La sua Padova, quella che ritraeva giorno dopo giorno, era nelle piazze, nel ghetto, sotto i portici. Giovanni Umicini, classe '31, in città ci era arrivato venticinquenne, e se ne era innamorato.
La sua carriera di fotografo l'ha portato a collaborare con Stati Uniti e Inghilterra, a lavorare come dirigente alla Kodak e come direttore della fotografia nel cinema. É diventato un maestro della Street Photography, la fotografia che ritrae il quotidiano delle strade, e di chi le abita.
Giovanni Umicini ci ha lasciati, ma la sua fotografia continua a parlarci di lui, della sua Padova, di come la leggevano i suoi occhi.
É la città delle persone nelle osterie, al mercato, in processione per sant’Antonio, nella nebbia fitta che d’inverno avvolge le piazze. Raccontata in foto come frammenti di vita che si sommano dando forma e sentimento a spazi, occhi, mani, luci, strade. Un ritratto dipinto in molti decenni, una celebrazione dell’urbanità padovana e, allo stesso tempo, un trattato di sociologia. Umicini ha raccontato Padova nel centro storico, con l’ombelico nelle piazze. Gli angoli illuminati dai lampioni di notte, le scie delle auto in Prato della Valle, i portici protagonisti nelle strade del ghetto e brulicanti di vita.
Foto di Giovanni Umicini
“Oltre che di qualche donna, mi sono innamorato di questa città. La sua bellezza sta nella gente: uomini, donne, bambini. Che camminano, lavorano, si baciano. Ogni volta che esco nelle piazze, ho davanti a me un film nuovo. Se non faccio foto, mi siedo in un’osteria e guardo. E litigo e parlo con questa gente” ci raccontava qualche anno fa il fotografo.
La periferia nelle sue foto non c’era. Assente perché è della “città vecchia” che Umicini s’era innamorato, quella che aveva conosciuto quando s’era trasferito qui nel 1951 e che aveva continuato a fotografare, giorno dopo giorno, componendo un’immagine di collettiva quotidianità: “Di straordinario qui non c’è niente” dichiarava, quasi orgogliosamente, il maestro della Street Photography che delle strade di Padova ha fatto il suo studio, la sua casa.
Ecco le sue foto: anziani fanno la spesa sotto al Salone nel 1967; ragazzi innamorati stanno seduti nella nicchia sulla facciata del Duomo, nel 1997. Un vecchio col cappello in testa siede sul muretto lungo il canale di Prato della Valle: è il 1959. Nella sua visione Padova non cambiava con il tempo, perché è rappresentata dall’insieme di tutto ciò che lui fotografava, ogni singolo viso, ogni angolo, in ogni singolo momento; l’anno della registrazione non aveva importanza.
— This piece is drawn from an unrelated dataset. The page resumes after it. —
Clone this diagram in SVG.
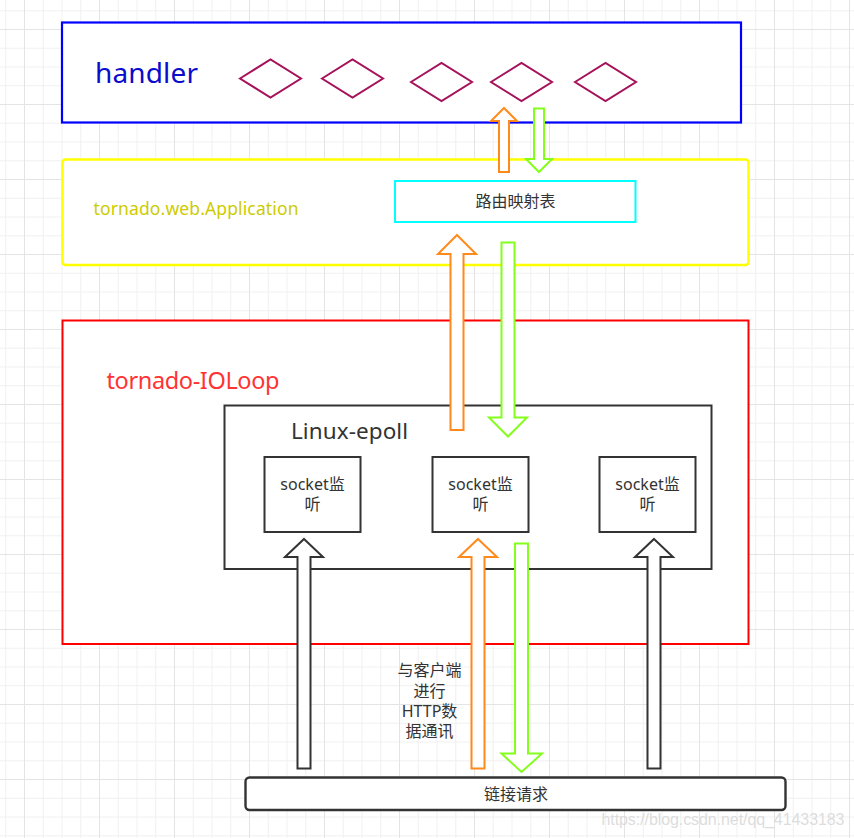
<svg xmlns="http://www.w3.org/2000/svg" width="854" height="838" viewBox="0 0 854 838">
<style>
.t{font-family:"Noto Sans","Noto Sans CJK SC",sans-serif;}
.lbl{font-size:16px;fill:#333;text-anchor:middle;}
.box{fill:#fff;stroke:#333;stroke-width:2;}
.dia{fill:#fff;stroke:#a5125a;stroke-width:2;}
.ao{fill:#fff;stroke:#ff8a1c;stroke-width:2;stroke-linejoin:miter;}
.ag{fill:#fff;stroke:#84ff1c;stroke-width:2;stroke-linejoin:miter;}
.ad{fill:#fff;stroke:#333;stroke-width:2;stroke-linejoin:miter;}
</style>
<defs>
<pattern id="grid" patternUnits="userSpaceOnUse" x="24" y="29" width="75" height="75">
<rect x="0" y="0" width="75" height="75" fill="#fff"/>
<rect x="18.75" y="0" width="1" height="75" fill="#f1f1f1"/>
<rect x="37.5" y="0" width="1" height="75" fill="#f1f1f1"/>
<rect x="56.25" y="0" width="1" height="75" fill="#f1f1f1"/>
<rect x="0" y="18.75" width="75" height="1" fill="#f1f1f1"/>
<rect x="0" y="37.5" width="75" height="1" fill="#f1f1f1"/>
<rect x="0" y="56.25" width="75" height="1" fill="#f1f1f1"/>
<rect x="0" y="0" width="1" height="75" fill="#e4e4e4"/>
<rect x="0" y="0" width="75" height="1" fill="#e4e4e4"/>
</pattern>
</defs>
<rect x="0" y="0" width="854" height="838" fill="url(#grid)"/>

<g id="handler">
<rect x="62" y="22.5" width="679" height="100" fill="#fff" stroke="#0000ff" stroke-width="2.2"/>
<text class="t" x="95" y="83" font-size="28" fill="#0b0bcc" textLength="103">handler</text>
<polygon class="dia" points="240,78.5 270.5,59.5 301,78.5 270.5,97.5"/>
<polygon class="dia" points="322,78.5 352.5,59.5 383,78.5 352.5,97.5"/>
<polygon class="dia" points="411,82 441.5,63 472,82 441.5,101"/>
<polygon class="dia" points="491,82 521.5,63 552,82 521.5,101"/>
<polygon class="dia" points="575,82 605.5,63 636,82 605.5,101"/>
</g>

<g id="application">
<rect x="62.5" y="159.5" width="686" height="105.5" rx="3" fill="#fff" stroke="#ffff00" stroke-width="2.5"/>
<text class="t" x="93.5" y="215" font-size="17.5" fill="#cccc00" textLength="205">tornado.web.Application</text>
</g>

<g id="route-table">
<rect x="395" y="181" width="240.5" height="41" fill="#fff" stroke="#00ffff" stroke-width="2"/>
<text class="t lbl" x="515.5" y="207">路由映射表</text>
</g>

<g id="ioloop">
<rect x="62.5" y="320.5" width="686" height="323.5" fill="#fff" stroke="#ff0000" stroke-width="2"/>
<text class="t" x="106.5" y="388.5" font-size="23.5" fill="#ff3333" textLength="173">tornado-IOLoop</text>
</g>

<g id="linux-epoll">
<rect class="box" x="224.5" y="405.5" width="487" height="163.5"/>
<text class="t" x="291" y="438.5" font-size="22.5" fill="#333" textLength="117">Linux-epoll</text>
</g>

<g id="socket1">
<rect class="box" x="264.5" y="457" width="96" height="75"/>
<text class="t lbl" x="312.5" y="490">socket监</text>
<text class="t lbl" x="312.5" y="510">听</text>
</g>
<g id="socket2">
<rect class="box" x="432.5" y="457" width="96" height="75"/>
<text class="t lbl" x="480.5" y="490">socket监</text>
<text class="t lbl" x="480.5" y="510">听</text>
</g>
<g id="socket3">
<rect class="box" x="599.5" y="457" width="96" height="75"/>
<text class="t lbl" x="647.5" y="490">socket监</text>
<text class="t lbl" x="647.5" y="510">听</text>
</g>

<g id="http-note">
<text class="t lbl" x="429.5" y="676">与客户端</text>
<text class="t lbl" x="429.5" y="696.5">进行</text>
<text class="t lbl" x="429.5" y="716.5">HTTP数</text>
<text class="t lbl" x="429.5" y="736.5">据通讯</text>
</g>

<g id="connect-request">
<rect x="245.5" y="777.5" width="540" height="32.5" rx="4" fill="#fff" stroke="#333" stroke-width="2.4"/>
<text class="t lbl" x="516" y="799.5">链接请求</text>
</g>

<g id="connectors">
<polygon class="ao" points="504,108 517,121 509,121 509,172 499,172 499,121 491,121"/>
<polygon class="ag" points="534,108.5 544,108.5 544,159 552,159 539,172 526,159 534,159"/>
<polygon class="ao" points="457,235 476,254 463.5,254 463.5,430 450.5,430 450.5,254 438,254"/>
<polygon class="ag" points="501.5,242.5 514.5,242.5 514.5,417.5 527,417.5 508,436.5 489,417.5 501.5,417.5"/>
<polygon class="ad" points="304,539 323,557 310.5,557 310.5,768.5 297.5,768.5 297.5,557 285,557"/>
<polygon class="ao" points="478,539 497,557 484.5,557 484.5,768.5 471.5,768.5 471.5,557 459,557"/>
<polygon class="ag" points="515,543.5 528,543.5 528,753.5 542,753.5 521.5,772 501.5,753.5 515,753.5"/>
<polygon class="ad" points="654,539 673,557 660.5,557 660.5,768.5 647.5,768.5 647.5,557 635,557"/>
</g>

<text x="601.5" y="824.5" font-family="Liberation Sans, Arial, sans-serif" font-size="16" fill="#d4d4d4" fill-opacity="0.8" textLength="243">https://blog.csdn.net/qq_41433183</text>
</svg>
Non c’era differenza fra le immagini delle calzette dei bambini, dei carretti dei venditori, delle fontane, dei bicchieri di vino. La città era - ed è ancora nelle sue foto - tutto contemporaneamente.
Foto di Giovanni Umicini
“La peculiarità di Umicini sta nella sua capacità di immortalare quell’attimo di tempo, quell’istante particolare in cui i soggetti da lui fotografati, proprio perché inconsapevoli, lasciano trasparire, quasi rivelandoli, non solo i propri sentimenti ma anche quelli verso gli altri e verso la realtà circostante”, osservava Naomi Rosemblum nel 2001.
Ecco la vecchina piegata sui cartoni delle uova, silenziosa venditrice nel frastuono del mercato: in un momento la sua immagine attraversa l’obiettivo che ne imprigiona i pensieri, l’emotività. Muto anche l’uomo che tira il carretto sulla strada ciottolata, come anche lo spazzino all’alba nelle piazze, le serrande dei negozi ancora abbassate; una coppia di anziani parla sommessa, quasi all’orecchio. Ascolta, guarda i passanti, tace, beve un bicchiere di bianco, l’uomo seduto fuori dall’osteria. La città è in ogni momento catturata dalla macchina fotografica, anche di notte. Il silenzio di ciascuno diventa un rumore di pensieri, immagini e vita, di attimi e di anni che si sovrappongono, di buio e luce, di solitudini che si uniscono e fanno una città intera.
Questa rimane la Padova che le foto di Giovanni Umicini continuano a raccontare, anche ora che lui non c'è più.